>>>
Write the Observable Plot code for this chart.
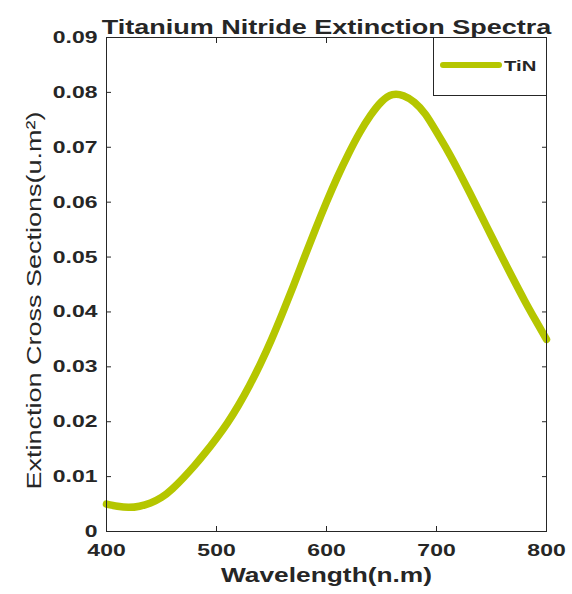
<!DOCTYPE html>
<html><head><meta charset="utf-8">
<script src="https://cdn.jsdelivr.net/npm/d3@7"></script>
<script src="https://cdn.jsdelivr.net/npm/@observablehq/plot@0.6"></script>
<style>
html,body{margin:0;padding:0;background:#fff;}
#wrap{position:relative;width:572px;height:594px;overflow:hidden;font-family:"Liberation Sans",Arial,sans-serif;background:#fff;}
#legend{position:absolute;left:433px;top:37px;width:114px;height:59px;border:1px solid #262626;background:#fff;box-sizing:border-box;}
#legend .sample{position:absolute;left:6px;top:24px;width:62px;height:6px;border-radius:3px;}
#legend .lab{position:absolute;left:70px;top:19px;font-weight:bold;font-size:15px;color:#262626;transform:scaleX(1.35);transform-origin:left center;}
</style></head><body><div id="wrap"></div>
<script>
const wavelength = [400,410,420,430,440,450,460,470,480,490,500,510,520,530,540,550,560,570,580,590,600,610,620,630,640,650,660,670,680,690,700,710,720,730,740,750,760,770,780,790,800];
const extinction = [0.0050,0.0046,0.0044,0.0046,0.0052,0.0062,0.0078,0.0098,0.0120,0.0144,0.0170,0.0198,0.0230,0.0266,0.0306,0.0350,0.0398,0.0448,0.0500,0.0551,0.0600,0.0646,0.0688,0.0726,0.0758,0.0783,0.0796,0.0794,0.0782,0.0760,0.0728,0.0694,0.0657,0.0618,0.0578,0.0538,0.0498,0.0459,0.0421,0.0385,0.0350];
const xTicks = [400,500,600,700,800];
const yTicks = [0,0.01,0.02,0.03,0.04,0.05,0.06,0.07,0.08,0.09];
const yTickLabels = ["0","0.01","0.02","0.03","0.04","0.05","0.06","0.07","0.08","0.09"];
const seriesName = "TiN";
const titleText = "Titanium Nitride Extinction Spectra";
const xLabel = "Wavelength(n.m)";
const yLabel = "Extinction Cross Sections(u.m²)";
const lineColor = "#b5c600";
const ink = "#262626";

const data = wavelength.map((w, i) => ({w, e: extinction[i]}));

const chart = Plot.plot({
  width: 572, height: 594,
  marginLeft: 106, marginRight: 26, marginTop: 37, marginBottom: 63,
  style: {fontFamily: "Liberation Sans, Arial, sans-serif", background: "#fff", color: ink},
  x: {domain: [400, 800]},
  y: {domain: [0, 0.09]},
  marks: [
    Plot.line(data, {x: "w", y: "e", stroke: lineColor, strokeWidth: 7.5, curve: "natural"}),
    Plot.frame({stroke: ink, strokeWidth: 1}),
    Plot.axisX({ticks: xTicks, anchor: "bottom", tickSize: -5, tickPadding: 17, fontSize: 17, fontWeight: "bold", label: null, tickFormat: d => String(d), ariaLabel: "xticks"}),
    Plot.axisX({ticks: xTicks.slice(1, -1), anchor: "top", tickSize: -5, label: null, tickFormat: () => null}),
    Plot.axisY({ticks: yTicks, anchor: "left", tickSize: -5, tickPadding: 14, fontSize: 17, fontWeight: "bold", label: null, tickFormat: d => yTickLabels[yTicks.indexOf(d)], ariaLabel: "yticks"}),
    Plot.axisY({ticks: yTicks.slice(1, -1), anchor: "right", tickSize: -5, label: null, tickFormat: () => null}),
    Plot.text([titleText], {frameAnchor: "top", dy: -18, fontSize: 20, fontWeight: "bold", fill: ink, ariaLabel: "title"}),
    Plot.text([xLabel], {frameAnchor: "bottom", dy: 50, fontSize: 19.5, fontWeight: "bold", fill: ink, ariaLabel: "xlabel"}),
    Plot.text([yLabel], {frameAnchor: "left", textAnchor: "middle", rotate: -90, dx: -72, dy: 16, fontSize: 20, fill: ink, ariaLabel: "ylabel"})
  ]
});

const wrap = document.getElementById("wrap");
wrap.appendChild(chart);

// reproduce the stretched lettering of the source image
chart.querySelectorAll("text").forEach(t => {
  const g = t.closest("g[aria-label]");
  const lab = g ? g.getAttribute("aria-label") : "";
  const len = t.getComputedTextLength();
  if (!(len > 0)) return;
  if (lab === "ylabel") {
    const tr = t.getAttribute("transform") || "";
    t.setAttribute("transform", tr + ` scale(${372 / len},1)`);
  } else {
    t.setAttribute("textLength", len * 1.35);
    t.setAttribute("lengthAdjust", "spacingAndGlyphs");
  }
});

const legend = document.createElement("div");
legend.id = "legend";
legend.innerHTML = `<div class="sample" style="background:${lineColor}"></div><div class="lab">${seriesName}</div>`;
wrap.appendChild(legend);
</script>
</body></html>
<<<
>>>
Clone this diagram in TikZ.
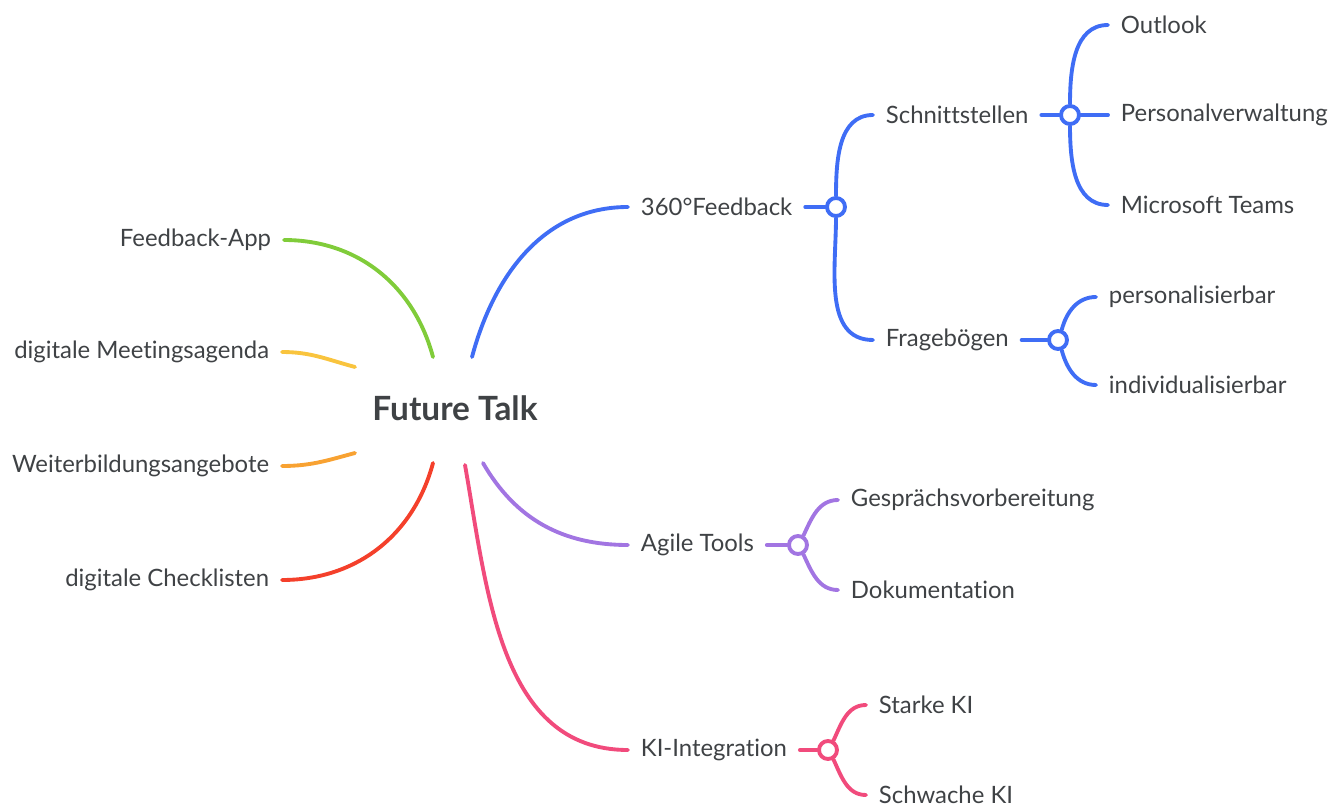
<<<
Each line above that includes "chart" counts once; state the total and nothing more.

ANSWER TO THIS PROBLEM: 4